通常の茶会ではお点前さんが2服を点ててすぐに仕舞い付けをしますが、今回は小寄せの茶会なので3服まで点ててはどうかしら?と議論になりました。
まだ末客が薄茶を頂いていないうちにお仕舞にすることが多いのですが、そこまで急いで仕舞い付けにすることもないのでは?と思ったのです。
少人数の良さで薄茶も道具拝見も時間の許す限りゆっくり(?)して賞味して頂ければ・・・と。

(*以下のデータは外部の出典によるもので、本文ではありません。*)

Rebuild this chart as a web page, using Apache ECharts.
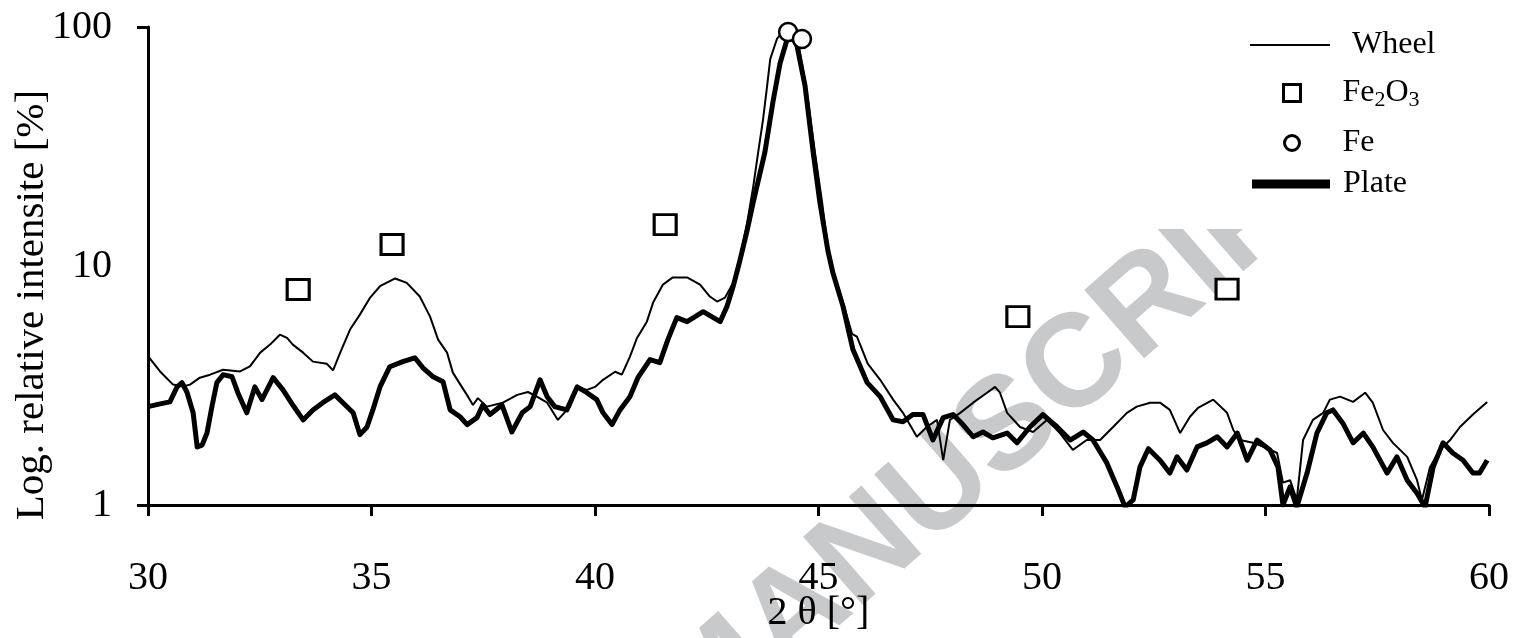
<!DOCTYPE html>
<html>
<head>
<meta charset="utf-8">
<script src="https://cdn.jsdelivr.net/npm/echarts@6/dist/echarts.min.js"></script>
<style>
html,body{margin:0;padding:0;background:#fff;}
#chart{width:1520px;height:638px;}
</style>
</head>
<body>
<div id="chart"></div>
<script>
// 2 theta [deg] and log relative intensity [%]
var wheelAngle = [30.0,30.27,30.56,30.78,30.94,31.16,31.39,31.68,32.06,32.28,32.51,32.73,32.95,33.11,33.24,33.47,33.69,34.0,34.14,34.30,34.52,34.74,34.97,35.19,35.53,35.79,36.08,36.31,36.49,36.69,36.82,37.02,37.16,37.27,37.38,37.58,37.94,38.26,38.50,38.70,38.93,39.17,39.44,39.60,39.82,40.0,40.18,40.45,40.60,40.78,40.94,41.16,41.30,41.52,41.74,42.06,42.35,42.57,42.73,42.91,43.09,43.24,43.40,43.54,43.65,43.76,43.85,43.92,44.07,44.21,44.36,44.52,44.65,44.77,44.92,45.08,45.21,45.32,45.55,45.75,45.86,45.95,46.10,46.38,46.67,46.89,47.20,47.42,47.65,47.79,47.94,48.17,48.46,48.77,48.95,49.06,49.22,49.51,49.80,50.11,50.40,50.69,51.0,51.30,51.59,51.90,52.12,52.42,52.64,52.86,53.09,53.31,53.49,53.83,54.14,54.28,54.43,54.72,55.03,55.26,55.39,55.55,55.70,55.84,56.06,56.29,56.44,56.67,56.96,57.23,57.40,57.63,57.85,58.17,58.39,58.50,58.68,58.90,59.13,59.35,59.64,59.96];
var wheelValue = [4.2,3.62,3.19,3.13,3.19,3.41,3.51,3.68,3.62,3.80,4.34,4.69,5.16,5.0,4.69,4.34,3.98,3.90,3.66,4.34,5.42,6.26,7.38,8.23,8.87,8.5,7.45,6.14,4.92,4.34,3.58,3.12,2.84,2.62,2.80,2.58,2.68,2.89,2.97,2.84,2.68,2.27,2.58,3.12,3.03,3.12,3.34,3.61,3.51,4.17,5.0,5.85,7.03,8.36,8.96,8.96,8.36,7.45,7.1,7.38,8.5,10.8,15.0,21.5,29.9,41.1,56.6,73.4,89.1,96.2,98.5,91.7,66.7,48.5,29.9,18.5,11.8,9.6,7.0,5.2,5.06,4.6,3.9,3.34,2.76,2.43,1.93,2.12,2.27,1.54,2.27,2.43,2.68,2.95,3.12,2.95,2.43,2.12,2.02,2.27,2.0,1.70,1.87,1.87,2.12,2.43,2.58,2.68,2.68,2.50,2.0,2.34,2.55,2.76,2.43,2.06,1.87,1.82,1.73,1.65,1.24,1.27,1.05,1.87,2.27,2.43,2.76,2.84,2.70,2.95,2.68,2.06,1.82,1.59,1.27,1.05,1.44,1.70,1.87,2.12,2.39,2.70];

var plateAngle = [30.0,30.27,30.49,30.65,30.76,30.87,31.01,31.10,31.21,31.32,31.43,31.54,31.68,31.88,32.01,32.21,32.39,32.55,32.80,33.02,33.24,33.47,33.69,33.91,34.18,34.36,34.59,34.74,34.90,35.03,35.19,35.41,35.70,35.97,36.15,36.38,36.60,36.76,36.98,37.14,37.36,37.49,37.65,37.92,38.14,38.37,38.55,38.77,38.93,39.10,39.37,39.60,39.82,40.04,40.18,40.38,40.56,40.78,40.96,41.23,41.45,41.63,41.83,42.06,42.42,42.80,42.95,43.09,43.24,43.40,43.54,43.80,43.98,44.14,44.30,44.41,44.52,44.70,44.88,45.03,45.21,45.32,45.55,45.77,46.09,46.38,46.67,46.89,47.11,47.34,47.56,47.79,48.01,48.23,48.46,48.68,48.90,49.22,49.44,49.73,50.02,50.34,50.63,50.92,51.14,51.45,51.68,51.86,52.04,52.19,52.38,52.64,52.86,53.02,53.24,53.47,53.69,53.92,54.14,54.37,54.59,54.81,55.10,55.28,55.39,55.55,55.70,55.93,56.15,56.37,56.51,56.73,56.96,57.19,57.40,57.72,57.94,58.17,58.39,58.57,58.75,58.97,59.19,59.42,59.64,59.79,59.96];
var plateValue = [2.58,2.65,2.70,3.12,3.25,2.97,2.43,1.75,1.78,2.0,2.58,3.25,3.51,3.44,2.95,2.43,3.12,2.76,3.41,3.03,2.62,2.27,2.50,2.68,2.89,2.68,2.43,1.97,2.12,2.50,3.12,3.79,3.98,4.13,3.75,3.44,3.28,2.50,2.34,2.17,2.32,2.62,2.39,2.62,2.02,2.43,2.58,3.34,2.84,2.58,2.50,3.12,2.95,2.76,2.43,2.17,2.50,2.84,3.41,4.06,3.94,4.92,6.08,5.85,6.44,5.85,6.76,8.2,10.5,14.0,18.5,29.9,48.5,70.5,89.1,91.7,83.2,56.6,29.9,18.5,11.6,9.4,6.76,4.47,3.25,2.84,2.27,2.23,2.39,2.39,1.87,2.32,2.39,2.17,1.93,2.02,1.91,2.0,1.82,2.12,2.39,2.12,1.87,2.02,1.87,1.50,1.19,0.98,1.05,1.44,1.72,1.54,1.36,1.59,1.40,1.75,1.82,1.93,1.75,2.0,1.54,1.87,1.70,1.44,1.0,1.19,0.98,1.36,2.0,2.43,2.50,2.2,1.82,2.0,1.75,1.36,1.59,1.27,1.12,0.98,1.44,1.82,1.65,1.54,1.36,1.36,1.54];

// reference peak positions
var fe2o3Angle = [33.36,35.46,41.57,49.46,54.14];
var fe2o3Value = [7.97,12.3,14.9,6.14,8.0];
var feAngle = [44.32,44.63];
var feValue = [95.3,89.1];

function pairs(xs, ys){
  var out = [];
  for (var i = 0; i < xs.length; i++) out.push([xs[i], ys[i]]);
  return out;
}

var serif = '"Liberation Serif", "Times New Roman", serif';
var legendText = {
  fontFamily: serif, fontSize: 32, color: '#000',
  rich: {
    n: { fontFamily: serif, fontSize: 32, color: '#000' },
    s: { fontFamily: serif, fontSize: 22, color: '#000', padding: [14, 0, 0, 0] }
  }
};
function legendItem(name, left, top, w, h, icon, itemStyle, pad) {
  return {
    orient: 'vertical', left: left, top: top, padding: 0,
    itemWidth: w, itemHeight: h, selectedMode: false,
    icon: icon,
    itemStyle: itemStyle,
    textStyle: Object.assign({}, legendText, { padding: [0, 0, 0, pad] }),
    formatter: function (n) { return n === 'Fe2O3' ? '{n|Fe}{s|2}{n|O}{s|3}' : n; },
    data: [name]
  };
}

var chart = echarts.init(document.getElementById('chart'));
chart.setOption({
  animation: false,
  backgroundColor: '#fff',
  grid: { left: 148, right: 31, top: 27, bottom: 133, outerBoundsMode: 'none', containLabel: false },
  graphic: [
    {
      type: 'text', x: 722, y: 680, rotation: 0.72, z: -10, silent: true,
      style: {
        text: 'ACCEPTED MANUSCRIPT', fill: '#c8c9cb',
        fontSize: 132, fontWeight: 'bold', fontFamily: '"Liberation Sans", Arial, sans-serif',
        align: 'center', verticalAlign: 'middle', textAlign: 'center', textVerticalAlign: 'middle'
      }
    },
    { type: 'rect', z: -5, silent: true, shape: { x: 1130, y: 0, width: 390, height: 229 }, style: { fill: '#fff' } }
  ],
  legend: [
    legendItem('Wheel', 1250, 29, 80, 2, 'rect', { color: '#000', borderWidth: 0 }, 17),
    legendItem('Fe2O3', 1282, 77, 17, 17, 'rect', { color: '#fff', borderColor: '#000', borderWidth: 3 }, 37),
    legendItem('Fe', 1283, 127, 15, 15, 'circle', { color: '#fff', borderColor: '#000', borderWidth: 3 }, 38),
    legendItem('Plate', 1252, 168, 78, 9, 'rect', { color: '#000', borderWidth: 0 }, 8)
  ],
  xAxis: {
    type: 'value',
    min: 30, max: 60, interval: 5,
    name: '2 θ [°]',
    nameLocation: 'middle',
    nameGap: 88,
    nameMoveOverlap: false,
    nameTextStyle: { fontFamily: serif, fontSize: 40, color: '#000' },
    axisLine: { onZero: false, lineStyle: { color: '#000', width: 3 } },
    axisTick: { inside: false, length: 11, lineStyle: { color: '#000', width: 3 } },
    axisLabel: { margin: 53, fontFamily: serif, fontSize: 40, color: '#000' },
    splitLine: { show: false }
  },
  yAxis: {
    type: 'log',
    logBase: 10,
    min: 1, max: 100,
    name: 'Log. relative intensite [%]',
    nameLocation: 'middle',
    nameRotate: 90,
    nameGap: 95,
    nameMoveOverlap: false,
    nameTextStyle: { fontFamily: serif, fontSize: 41, color: '#000', padding: [0, 78, 0, 0] },
    axisLine: { show: true, lineStyle: { color: '#000', width: 3 } },
    axisTick: { show: true, inside: false, length: 11, customValues: [1, 100], lineStyle: { color: '#000', width: 3 } },
    axisLabel: { margin: 36, fontFamily: serif, fontSize: 40, color: '#000' },
    splitLine: { show: false }
  },
  series: [
    {
      name: 'Plate', type: 'line', data: pairs(plateAngle, plateValue),
      symbol: 'none', showSymbol: false, z: 2,
      lineStyle: { color: '#000', width: 5, join: 'round' }, itemStyle: { color: '#000' }
    },
    {
      name: 'Wheel', type: 'line', data: pairs(wheelAngle, wheelValue),
      symbol: 'none', showSymbol: false, z: 3,
      lineStyle: { color: '#000', width: 2 }, itemStyle: { color: '#000' }
    },
    {
      name: 'Fe2O3', type: 'scatter', data: pairs(fe2o3Angle, fe2o3Value),
      symbol: 'rect', symbolSize: [22, 20], z: 4,
      itemStyle: { color: '#fff', borderColor: '#000', borderWidth: 3, opacity: 1 }
    },
    {
      name: 'Fe', type: 'scatter', data: pairs(feAngle, feValue),
      symbol: 'circle', symbolSize: 18, z: 4,
      itemStyle: { color: '#fff', borderColor: '#000', borderWidth: 2.5, opacity: 1 }
    }
  ]
});
</script>
</body>
</html>
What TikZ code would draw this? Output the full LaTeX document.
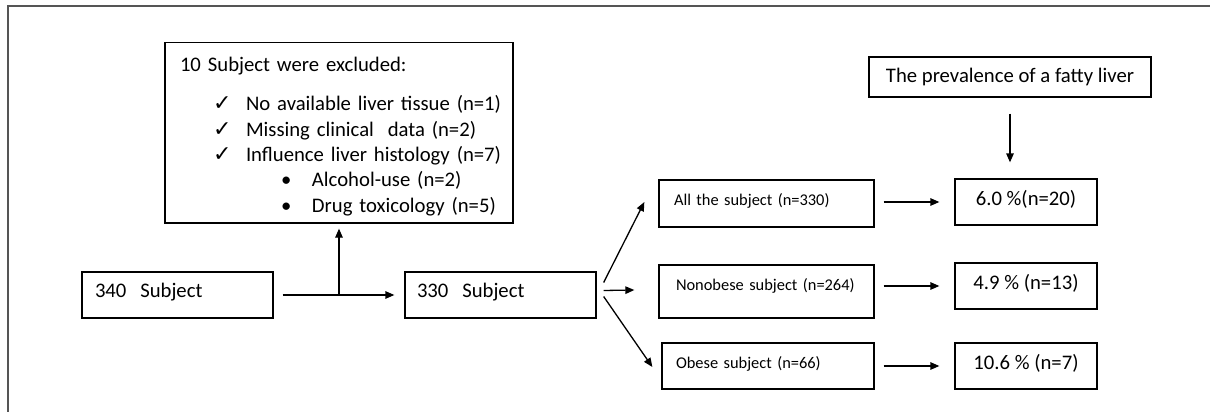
\documentclass[tikz,border=0pt]{standalone}
\usepackage{fontspec}
\setmainfont{Carlito}
\newfontfamily\symfont{DejaVu Sans}
\usetikzlibrary{arrows.meta, positioning}
\definecolor{framegray}{RGB}{85, 85, 85}
\newcommand{\tickmark}{\makebox[30pt][l]{\hspace*{-3pt}{\symfont\fontsize{22}{20}\selectfont ✓}}}
\newcommand{\bulletmark}{\makebox[31pt][l]{\textbullet}}

\begin{document}
\begin{tikzpicture}[
    x=1pt, y=-1pt,
    box/.style={rectangle, draw=black, line width=1.3pt, inner ysep=0pt, align=left,
                font=\fontsize{20.7}{25.5}\selectfont},
    smallbox/.style={box, font=\fontsize{16.4}{20}\selectfont},
    result/.style={rectangle, draw=black, line width=1.3pt, inner ysep=0pt,
                   minimum width=142pt, text height=26.5pt, text depth=19.5pt,
                   font=\fontsize{20.7}{25.5}\selectfont},
    arrow/.style={-{Triangle[length=9pt, width=7.5pt]}, line width=1.3pt}
]
\useasboundingbox (0,0) rectangle (1210,412);

% Frame
\draw[framegray, line width=1.8pt] (8,430) |- (1230,6);

% Boxes
\node[box, text width=348pt, inner xsep=0pt, text height=29pt, text depth=151.5pt] (excl) at (339,132.75)
  {\hspace*{15pt}10 Subject were excluded:\\[13.5pt]
   \hspace*{51pt}\tickmark No available liver tissue (n=1)\\
   \hspace*{51pt}\tickmark Missing clinical~~data (n=2)\\
   \hspace*{51pt}\tickmark Influence liver histology (n=7)\\
   \hspace*{116pt}\bulletmark Alcohol-use (n=2)\\
   \hspace*{116pt}\bulletmark Drug toxicology (n=5)};
\node[box, align=center, inner xsep=0pt, minimum width=282pt, minimum height=40pt] (prev) at (1010,77)
  {The prevalence of a fatty liver};
\node[box, text width=165pt, inner xsep=13pt, text height=25.5pt, text depth=20.5pt] (s340) at (177.5,295) {340~~Subject};
\node[box, text width=167pt, inner xsep=12pt, text height=25.5pt, text depth=20.5pt] (s330) at (500.5,295) {330~~Subject};
\node[smallbox, text width=185pt, inner xsep=15pt, text height=25pt, text depth=22pt] (all) at (766.5,203.5)
  {All the subject (n=330)};
\node[smallbox, text width=185pt, inner xsep=15pt, text height=25pt, text depth=28pt] (nonobese) at (766.5,291.5)
  {\hspace*{2pt}Nonobese subject (n=264)};
\node[smallbox, text width=184pt, inner xsep=14pt, text height=25pt, text depth=21pt] (obese) at (768,366)
  {Obese subject (n=66)};
\node[result] (r1) at (1026,202) {6.0 \%(n=20)};
\node[result] (r2) at (1026,286) {4.9 \% (n=13)};
\node[result] (r3) at (1026,366) {10.6 \% (n=7)};

% Arrows
\draw[arrow] ([xshift=9pt]s340.east) -- ([xshift=-10pt]s330.west);
\draw[arrow] (excl.south |- s340.east) -- ([yshift=-5pt]excl.south);
\draw[arrow] ([xshift=7pt, yshift=12.5pt]s330.east) -- ([xshift=-14pt, yshift=1.5pt]all.west);
\draw[arrow] ([xshift=7pt, yshift=4.5pt]s330.east) -- ([xshift=-24pt, yshift=1.5pt]nonobese.west);
\draw[arrow] ([xshift=7pt, yshift=-1.5pt]s330.east) -- ([xshift=-9pt, yshift=-1pt]obese.west);
\draw[arrow] ([xshift=9pt]all.east |- r1.west) -- ([xshift=-15pt]r1.west);
\draw[arrow] ([xshift=9pt]nonobese.east |- r2.west) -- ([xshift=-15pt]r2.west);
\draw[arrow] ([xshift=9pt]obese.east |- r3.west) -- ([xshift=-15pt]r3.west);
\draw[arrow] ([yshift=-16pt]prev.south) -- ([yshift=16pt]prev.south |- r1.north);

\end{tikzpicture}
\end{document}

薄茶席席主のN氏とFさんが当日と同じ茶道具を準備してくださったので、稽古をすることで馴染みながら覚えて頂きました。
特に茶碗は7名のお客さまに合わせて7椀が出るので覚えるのが大変かも・・・・・・・・



最後に薄茶席の席主N氏から次のような質問が・・・・
「先生、クロスロードってどういう意味ですか?」
咄嗟に「クロスロードは交差点という意味です」と答えましたが、いえいえそうではございません・・・。
ブログの名前を「暁庵の茶事クロスロード」としたのは、暁庵の茶事がお客さまと暁庵、さらにお客さま同士の御出会いの場になれば・・・と願ってのことでした。
「クロスロード茶会」が新たなご縁、再会のご縁、お客さま同士のご縁、スタッフ同士のご縁が結ばれる素敵な場になれば・・・と心から願っています。

茶会まであと6日となりました。
当日晴れることを仏前で祈りながら日々を過ごしています。